— START Listed records —
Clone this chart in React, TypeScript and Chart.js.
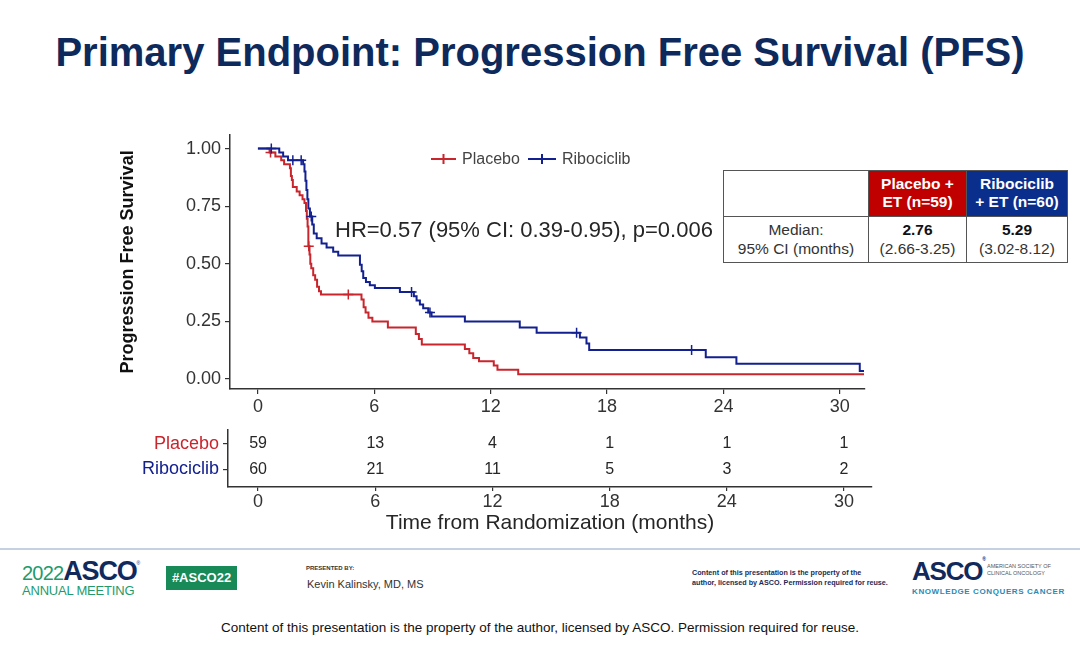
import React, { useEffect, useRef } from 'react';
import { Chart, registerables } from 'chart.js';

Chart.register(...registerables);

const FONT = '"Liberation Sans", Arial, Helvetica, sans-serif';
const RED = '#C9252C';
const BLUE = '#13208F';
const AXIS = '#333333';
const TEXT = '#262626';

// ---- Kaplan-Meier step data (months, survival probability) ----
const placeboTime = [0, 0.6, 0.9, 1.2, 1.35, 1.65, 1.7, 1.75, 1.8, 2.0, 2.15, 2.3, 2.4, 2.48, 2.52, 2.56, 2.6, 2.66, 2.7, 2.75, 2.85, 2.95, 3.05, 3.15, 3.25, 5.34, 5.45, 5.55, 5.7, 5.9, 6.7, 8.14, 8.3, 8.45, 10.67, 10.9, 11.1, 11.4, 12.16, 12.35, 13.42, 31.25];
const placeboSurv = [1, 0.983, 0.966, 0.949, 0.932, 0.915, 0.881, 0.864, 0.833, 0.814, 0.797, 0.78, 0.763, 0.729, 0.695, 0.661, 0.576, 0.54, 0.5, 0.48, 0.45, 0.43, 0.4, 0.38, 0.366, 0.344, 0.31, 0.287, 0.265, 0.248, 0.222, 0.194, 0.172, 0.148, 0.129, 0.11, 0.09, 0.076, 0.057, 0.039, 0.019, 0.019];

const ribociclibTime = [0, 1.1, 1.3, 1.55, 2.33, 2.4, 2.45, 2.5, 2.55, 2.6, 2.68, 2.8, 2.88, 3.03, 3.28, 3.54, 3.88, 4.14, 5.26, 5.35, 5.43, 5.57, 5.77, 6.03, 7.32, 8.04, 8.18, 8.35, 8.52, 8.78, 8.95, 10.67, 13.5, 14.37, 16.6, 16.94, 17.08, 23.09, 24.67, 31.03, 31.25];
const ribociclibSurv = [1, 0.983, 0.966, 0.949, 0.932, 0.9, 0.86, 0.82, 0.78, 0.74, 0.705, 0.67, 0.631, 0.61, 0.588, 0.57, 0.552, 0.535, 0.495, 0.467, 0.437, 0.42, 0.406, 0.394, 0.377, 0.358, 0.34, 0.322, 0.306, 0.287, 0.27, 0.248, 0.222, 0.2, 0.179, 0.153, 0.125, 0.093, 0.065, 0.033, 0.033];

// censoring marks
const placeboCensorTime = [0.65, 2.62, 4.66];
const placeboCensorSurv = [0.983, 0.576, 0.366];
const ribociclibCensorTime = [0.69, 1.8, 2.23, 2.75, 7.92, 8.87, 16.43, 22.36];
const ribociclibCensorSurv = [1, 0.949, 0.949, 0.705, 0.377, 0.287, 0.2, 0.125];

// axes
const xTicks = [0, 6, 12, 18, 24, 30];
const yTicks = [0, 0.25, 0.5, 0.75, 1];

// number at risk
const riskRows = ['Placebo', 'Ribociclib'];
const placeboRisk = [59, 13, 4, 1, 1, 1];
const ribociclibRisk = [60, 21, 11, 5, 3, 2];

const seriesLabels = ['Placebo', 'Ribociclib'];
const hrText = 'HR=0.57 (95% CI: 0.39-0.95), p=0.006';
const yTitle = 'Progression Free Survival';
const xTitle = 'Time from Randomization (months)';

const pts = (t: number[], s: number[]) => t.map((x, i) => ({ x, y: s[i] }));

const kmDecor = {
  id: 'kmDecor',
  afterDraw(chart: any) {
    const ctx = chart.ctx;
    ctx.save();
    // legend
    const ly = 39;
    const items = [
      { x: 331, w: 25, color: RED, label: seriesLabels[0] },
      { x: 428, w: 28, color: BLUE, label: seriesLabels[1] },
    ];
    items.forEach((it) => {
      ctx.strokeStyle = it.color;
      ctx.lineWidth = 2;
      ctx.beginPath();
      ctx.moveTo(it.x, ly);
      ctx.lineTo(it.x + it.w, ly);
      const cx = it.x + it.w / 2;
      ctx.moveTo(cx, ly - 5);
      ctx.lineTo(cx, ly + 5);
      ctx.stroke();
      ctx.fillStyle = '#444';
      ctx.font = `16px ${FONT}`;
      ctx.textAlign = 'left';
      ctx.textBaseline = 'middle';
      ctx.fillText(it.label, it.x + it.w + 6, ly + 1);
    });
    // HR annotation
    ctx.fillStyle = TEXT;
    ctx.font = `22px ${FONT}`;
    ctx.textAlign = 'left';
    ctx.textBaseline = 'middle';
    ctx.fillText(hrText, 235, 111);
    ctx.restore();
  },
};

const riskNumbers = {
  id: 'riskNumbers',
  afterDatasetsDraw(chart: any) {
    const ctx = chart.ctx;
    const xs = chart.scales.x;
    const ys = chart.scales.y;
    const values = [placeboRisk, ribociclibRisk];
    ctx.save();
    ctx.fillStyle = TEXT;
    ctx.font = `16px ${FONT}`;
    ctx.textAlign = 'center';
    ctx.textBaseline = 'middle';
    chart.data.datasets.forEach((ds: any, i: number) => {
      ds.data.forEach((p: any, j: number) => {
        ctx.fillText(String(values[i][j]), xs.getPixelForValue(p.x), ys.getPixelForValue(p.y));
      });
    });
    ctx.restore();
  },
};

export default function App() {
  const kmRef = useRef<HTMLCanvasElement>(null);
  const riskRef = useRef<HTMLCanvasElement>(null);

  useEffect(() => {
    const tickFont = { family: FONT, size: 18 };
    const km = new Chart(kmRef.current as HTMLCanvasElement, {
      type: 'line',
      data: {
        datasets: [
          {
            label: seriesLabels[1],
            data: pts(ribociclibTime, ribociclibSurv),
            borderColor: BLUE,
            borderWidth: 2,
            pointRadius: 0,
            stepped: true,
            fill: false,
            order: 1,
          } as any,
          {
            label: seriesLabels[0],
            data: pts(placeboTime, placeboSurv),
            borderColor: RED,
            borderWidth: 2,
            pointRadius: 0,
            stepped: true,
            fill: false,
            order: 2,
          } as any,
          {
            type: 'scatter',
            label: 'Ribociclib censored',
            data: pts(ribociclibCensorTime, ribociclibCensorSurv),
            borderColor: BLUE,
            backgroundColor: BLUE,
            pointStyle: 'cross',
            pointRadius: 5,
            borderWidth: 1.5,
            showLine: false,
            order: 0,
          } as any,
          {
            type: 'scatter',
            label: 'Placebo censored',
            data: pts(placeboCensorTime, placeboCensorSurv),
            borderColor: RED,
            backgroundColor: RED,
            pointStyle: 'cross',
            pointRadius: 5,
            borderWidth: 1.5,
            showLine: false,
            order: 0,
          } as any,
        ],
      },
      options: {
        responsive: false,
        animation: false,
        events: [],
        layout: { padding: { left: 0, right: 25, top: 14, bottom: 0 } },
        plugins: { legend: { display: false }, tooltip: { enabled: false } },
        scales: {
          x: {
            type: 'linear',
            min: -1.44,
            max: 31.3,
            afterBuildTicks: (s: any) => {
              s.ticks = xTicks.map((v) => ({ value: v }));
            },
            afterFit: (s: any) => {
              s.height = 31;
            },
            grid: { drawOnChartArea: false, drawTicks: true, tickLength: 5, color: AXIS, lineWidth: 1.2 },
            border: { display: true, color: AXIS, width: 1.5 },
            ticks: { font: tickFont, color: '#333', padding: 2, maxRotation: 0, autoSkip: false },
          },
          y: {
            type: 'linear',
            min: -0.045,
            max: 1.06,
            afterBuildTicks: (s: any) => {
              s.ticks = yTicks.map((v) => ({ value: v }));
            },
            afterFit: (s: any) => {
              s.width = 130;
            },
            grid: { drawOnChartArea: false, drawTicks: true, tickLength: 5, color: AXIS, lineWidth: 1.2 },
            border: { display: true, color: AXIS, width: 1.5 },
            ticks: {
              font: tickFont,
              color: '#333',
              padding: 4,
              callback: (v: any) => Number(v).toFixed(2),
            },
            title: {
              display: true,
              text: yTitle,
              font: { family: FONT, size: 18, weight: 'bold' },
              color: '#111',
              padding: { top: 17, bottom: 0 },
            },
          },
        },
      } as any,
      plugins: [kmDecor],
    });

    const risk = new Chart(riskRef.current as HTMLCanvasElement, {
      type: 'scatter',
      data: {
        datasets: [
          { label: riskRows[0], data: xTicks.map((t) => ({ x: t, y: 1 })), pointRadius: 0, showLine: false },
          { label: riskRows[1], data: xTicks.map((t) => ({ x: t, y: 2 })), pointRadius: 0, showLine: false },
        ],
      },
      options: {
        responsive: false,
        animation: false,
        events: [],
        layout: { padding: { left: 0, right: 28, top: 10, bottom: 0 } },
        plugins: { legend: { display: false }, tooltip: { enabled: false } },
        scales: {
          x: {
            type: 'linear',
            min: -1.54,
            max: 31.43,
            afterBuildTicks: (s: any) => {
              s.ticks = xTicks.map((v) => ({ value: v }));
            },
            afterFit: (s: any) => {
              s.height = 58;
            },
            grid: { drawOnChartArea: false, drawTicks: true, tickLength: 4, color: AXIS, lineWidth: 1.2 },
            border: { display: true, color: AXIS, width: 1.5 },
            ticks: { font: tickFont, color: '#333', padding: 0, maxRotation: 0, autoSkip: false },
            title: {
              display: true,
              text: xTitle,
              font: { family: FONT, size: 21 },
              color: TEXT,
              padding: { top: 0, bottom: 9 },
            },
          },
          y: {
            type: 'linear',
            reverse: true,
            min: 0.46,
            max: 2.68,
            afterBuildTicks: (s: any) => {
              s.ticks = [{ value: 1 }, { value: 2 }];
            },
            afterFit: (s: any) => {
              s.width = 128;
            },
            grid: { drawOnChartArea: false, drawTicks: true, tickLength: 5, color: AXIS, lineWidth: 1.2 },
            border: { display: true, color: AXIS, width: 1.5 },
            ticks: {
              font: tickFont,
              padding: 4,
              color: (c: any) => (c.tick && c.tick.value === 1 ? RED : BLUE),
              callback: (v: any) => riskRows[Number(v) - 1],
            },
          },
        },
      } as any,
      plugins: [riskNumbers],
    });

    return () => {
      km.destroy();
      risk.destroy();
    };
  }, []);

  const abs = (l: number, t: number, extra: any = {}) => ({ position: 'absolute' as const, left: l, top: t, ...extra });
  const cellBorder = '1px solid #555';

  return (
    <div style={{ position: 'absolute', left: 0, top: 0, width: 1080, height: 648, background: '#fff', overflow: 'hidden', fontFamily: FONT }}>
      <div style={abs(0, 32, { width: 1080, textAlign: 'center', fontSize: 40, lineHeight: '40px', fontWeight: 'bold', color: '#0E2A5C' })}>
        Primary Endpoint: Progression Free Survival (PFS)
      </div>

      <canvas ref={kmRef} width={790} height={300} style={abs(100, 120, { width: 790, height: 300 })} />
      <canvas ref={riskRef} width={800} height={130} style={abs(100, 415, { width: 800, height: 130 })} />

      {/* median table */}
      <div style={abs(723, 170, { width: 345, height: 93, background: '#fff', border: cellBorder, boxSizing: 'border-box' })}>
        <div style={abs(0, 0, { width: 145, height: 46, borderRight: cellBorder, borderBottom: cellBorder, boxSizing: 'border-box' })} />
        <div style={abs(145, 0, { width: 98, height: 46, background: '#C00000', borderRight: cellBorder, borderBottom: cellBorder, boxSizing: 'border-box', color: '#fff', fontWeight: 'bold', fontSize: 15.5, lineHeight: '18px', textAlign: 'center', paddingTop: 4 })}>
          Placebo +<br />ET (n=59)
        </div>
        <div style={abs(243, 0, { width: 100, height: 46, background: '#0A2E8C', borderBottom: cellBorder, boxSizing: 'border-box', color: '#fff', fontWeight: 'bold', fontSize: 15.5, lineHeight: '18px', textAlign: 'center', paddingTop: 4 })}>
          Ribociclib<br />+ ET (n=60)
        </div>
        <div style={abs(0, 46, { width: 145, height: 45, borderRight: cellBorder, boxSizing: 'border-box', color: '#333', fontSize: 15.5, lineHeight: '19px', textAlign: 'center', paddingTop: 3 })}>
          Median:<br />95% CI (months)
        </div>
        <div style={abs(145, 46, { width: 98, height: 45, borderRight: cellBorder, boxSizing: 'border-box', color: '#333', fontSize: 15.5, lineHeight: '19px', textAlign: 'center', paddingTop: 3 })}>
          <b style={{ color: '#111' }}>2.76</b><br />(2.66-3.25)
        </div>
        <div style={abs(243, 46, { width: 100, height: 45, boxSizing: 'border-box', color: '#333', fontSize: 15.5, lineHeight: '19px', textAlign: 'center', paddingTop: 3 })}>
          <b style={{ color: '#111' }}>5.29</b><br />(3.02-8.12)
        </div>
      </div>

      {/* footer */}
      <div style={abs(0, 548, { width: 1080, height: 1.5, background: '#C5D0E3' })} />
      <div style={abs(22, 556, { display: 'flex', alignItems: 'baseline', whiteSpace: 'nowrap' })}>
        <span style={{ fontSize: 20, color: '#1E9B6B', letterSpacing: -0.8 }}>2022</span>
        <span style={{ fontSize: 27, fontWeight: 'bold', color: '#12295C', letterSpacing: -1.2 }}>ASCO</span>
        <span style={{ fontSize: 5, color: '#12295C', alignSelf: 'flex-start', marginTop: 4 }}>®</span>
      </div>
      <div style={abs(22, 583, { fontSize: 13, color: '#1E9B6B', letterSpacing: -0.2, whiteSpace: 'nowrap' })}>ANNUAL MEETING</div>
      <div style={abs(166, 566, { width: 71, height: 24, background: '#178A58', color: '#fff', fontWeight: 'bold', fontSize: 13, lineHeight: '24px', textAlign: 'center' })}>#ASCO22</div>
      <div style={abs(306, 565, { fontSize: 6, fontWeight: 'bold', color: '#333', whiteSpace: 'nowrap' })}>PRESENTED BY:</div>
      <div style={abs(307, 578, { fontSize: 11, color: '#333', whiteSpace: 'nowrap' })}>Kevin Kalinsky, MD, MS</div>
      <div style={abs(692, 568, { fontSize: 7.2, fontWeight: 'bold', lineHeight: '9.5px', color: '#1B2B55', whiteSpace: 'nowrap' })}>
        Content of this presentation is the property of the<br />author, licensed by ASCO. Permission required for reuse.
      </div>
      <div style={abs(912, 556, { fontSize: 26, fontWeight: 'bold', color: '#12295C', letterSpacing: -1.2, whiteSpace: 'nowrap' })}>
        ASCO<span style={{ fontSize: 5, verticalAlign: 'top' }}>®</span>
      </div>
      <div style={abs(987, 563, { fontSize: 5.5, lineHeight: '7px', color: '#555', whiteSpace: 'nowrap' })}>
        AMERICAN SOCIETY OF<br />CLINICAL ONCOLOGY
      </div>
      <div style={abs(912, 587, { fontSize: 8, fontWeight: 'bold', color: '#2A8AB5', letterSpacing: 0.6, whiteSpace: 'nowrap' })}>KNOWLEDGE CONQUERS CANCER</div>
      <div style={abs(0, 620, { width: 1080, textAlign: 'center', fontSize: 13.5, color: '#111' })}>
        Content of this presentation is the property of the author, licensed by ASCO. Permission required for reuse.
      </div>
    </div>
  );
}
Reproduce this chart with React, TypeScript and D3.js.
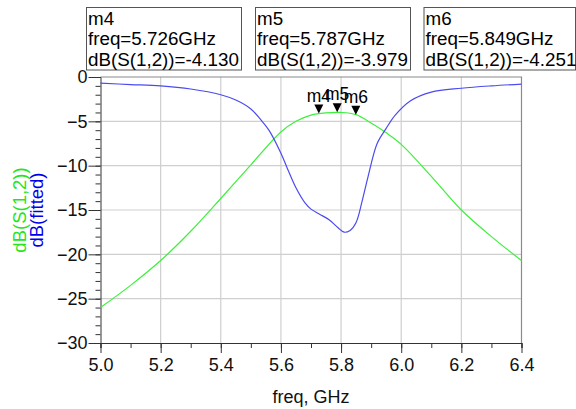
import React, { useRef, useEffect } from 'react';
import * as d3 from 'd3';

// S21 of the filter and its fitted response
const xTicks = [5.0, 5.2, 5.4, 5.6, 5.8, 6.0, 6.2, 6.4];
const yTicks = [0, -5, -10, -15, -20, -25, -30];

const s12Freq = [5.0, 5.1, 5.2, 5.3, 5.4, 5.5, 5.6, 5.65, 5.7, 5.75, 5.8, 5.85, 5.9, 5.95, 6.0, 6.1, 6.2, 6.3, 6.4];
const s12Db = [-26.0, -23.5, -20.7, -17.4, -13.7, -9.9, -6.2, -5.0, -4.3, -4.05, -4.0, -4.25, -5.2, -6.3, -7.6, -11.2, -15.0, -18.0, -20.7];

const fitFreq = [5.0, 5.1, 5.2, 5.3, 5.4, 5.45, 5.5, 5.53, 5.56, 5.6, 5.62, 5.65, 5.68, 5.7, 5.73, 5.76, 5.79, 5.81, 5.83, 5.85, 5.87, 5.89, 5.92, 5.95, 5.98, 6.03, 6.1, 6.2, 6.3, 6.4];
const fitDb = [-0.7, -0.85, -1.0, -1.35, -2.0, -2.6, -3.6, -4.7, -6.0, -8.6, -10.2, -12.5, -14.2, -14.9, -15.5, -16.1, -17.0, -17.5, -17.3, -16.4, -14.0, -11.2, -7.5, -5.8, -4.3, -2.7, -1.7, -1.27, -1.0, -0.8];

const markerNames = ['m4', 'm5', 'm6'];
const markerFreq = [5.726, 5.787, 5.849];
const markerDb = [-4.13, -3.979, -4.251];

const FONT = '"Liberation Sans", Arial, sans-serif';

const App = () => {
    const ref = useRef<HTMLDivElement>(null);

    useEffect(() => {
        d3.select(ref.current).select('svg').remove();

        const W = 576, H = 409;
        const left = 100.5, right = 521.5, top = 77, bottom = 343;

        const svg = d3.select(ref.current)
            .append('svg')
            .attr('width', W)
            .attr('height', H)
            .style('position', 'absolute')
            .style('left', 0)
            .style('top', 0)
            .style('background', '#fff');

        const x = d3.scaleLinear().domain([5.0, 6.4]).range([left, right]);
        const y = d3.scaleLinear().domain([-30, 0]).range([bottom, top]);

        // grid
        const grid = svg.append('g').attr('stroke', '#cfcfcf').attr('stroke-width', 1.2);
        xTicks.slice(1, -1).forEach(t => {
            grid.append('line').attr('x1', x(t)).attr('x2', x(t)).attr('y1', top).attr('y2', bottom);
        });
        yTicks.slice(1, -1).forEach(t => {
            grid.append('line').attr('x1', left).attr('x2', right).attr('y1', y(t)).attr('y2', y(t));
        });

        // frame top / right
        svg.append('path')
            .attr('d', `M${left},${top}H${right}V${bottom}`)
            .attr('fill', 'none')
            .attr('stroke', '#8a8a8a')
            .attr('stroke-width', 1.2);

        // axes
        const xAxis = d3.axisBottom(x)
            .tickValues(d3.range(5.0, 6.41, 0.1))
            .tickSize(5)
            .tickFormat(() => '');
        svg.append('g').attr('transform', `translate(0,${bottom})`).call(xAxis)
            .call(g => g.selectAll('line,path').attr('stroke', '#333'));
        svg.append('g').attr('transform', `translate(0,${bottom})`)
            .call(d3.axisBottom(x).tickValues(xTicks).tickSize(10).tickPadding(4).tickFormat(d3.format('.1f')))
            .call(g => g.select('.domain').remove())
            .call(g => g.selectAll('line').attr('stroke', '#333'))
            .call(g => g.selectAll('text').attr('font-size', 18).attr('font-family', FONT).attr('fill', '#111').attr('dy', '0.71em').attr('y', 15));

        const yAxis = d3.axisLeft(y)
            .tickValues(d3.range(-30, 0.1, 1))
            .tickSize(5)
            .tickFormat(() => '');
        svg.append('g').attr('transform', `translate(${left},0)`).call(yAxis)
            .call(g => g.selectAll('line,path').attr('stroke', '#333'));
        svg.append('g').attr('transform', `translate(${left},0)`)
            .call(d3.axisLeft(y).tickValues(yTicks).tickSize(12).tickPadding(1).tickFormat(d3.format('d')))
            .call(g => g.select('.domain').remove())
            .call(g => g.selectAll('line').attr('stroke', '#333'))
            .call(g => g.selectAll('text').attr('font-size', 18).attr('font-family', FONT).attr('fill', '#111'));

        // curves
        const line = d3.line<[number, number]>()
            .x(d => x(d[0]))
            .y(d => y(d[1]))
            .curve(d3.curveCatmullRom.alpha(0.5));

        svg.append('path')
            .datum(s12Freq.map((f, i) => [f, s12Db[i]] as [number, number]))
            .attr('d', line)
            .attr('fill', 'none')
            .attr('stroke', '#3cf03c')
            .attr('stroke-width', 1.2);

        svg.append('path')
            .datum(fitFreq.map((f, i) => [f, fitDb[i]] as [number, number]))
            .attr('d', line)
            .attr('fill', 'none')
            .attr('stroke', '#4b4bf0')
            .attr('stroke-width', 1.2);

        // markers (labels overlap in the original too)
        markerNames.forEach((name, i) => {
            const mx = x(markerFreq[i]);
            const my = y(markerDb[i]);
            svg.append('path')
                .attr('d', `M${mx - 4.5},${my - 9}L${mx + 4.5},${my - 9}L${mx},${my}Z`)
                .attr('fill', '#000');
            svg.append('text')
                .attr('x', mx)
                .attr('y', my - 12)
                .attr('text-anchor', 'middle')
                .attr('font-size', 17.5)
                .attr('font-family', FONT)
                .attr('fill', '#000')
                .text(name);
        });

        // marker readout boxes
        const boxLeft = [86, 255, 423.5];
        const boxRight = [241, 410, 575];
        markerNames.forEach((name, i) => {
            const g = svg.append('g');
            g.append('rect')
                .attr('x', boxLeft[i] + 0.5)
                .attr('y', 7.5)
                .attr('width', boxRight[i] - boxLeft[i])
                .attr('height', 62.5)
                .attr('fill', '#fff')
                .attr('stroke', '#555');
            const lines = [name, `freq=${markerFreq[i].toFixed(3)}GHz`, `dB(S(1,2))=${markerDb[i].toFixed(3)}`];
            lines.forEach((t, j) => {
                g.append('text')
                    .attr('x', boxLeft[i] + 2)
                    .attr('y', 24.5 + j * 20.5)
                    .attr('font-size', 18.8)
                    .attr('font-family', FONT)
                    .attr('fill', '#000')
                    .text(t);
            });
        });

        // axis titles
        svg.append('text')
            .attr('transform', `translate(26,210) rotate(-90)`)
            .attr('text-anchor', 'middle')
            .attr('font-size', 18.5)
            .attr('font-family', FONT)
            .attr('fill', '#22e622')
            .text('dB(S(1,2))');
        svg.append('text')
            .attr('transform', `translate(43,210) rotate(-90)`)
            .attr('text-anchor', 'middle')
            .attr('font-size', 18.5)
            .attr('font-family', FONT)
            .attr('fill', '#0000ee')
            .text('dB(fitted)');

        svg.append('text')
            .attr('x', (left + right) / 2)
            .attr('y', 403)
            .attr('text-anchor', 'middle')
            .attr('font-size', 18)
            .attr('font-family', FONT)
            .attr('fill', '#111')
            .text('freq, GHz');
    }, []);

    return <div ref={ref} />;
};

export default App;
— END Listed records —
## The task
In the records above, find the line containing "const TEXT = '#262626';" and output every line from the first through that one, exactly, omitting pictures.

## Result of this task
Clone this chart in React, TypeScript and Chart.js.
import React, { useEffect, useRef } from 'react';
import { Chart, registerables } from 'chart.js';

Chart.register(...registerables);

const FONT = '"Liberation Sans", Arial, Helvetica, sans-serif';
const RED = '#C9252C';
const BLUE = '#13208F';
const AXIS = '#333333';
const TEXT = '#262626';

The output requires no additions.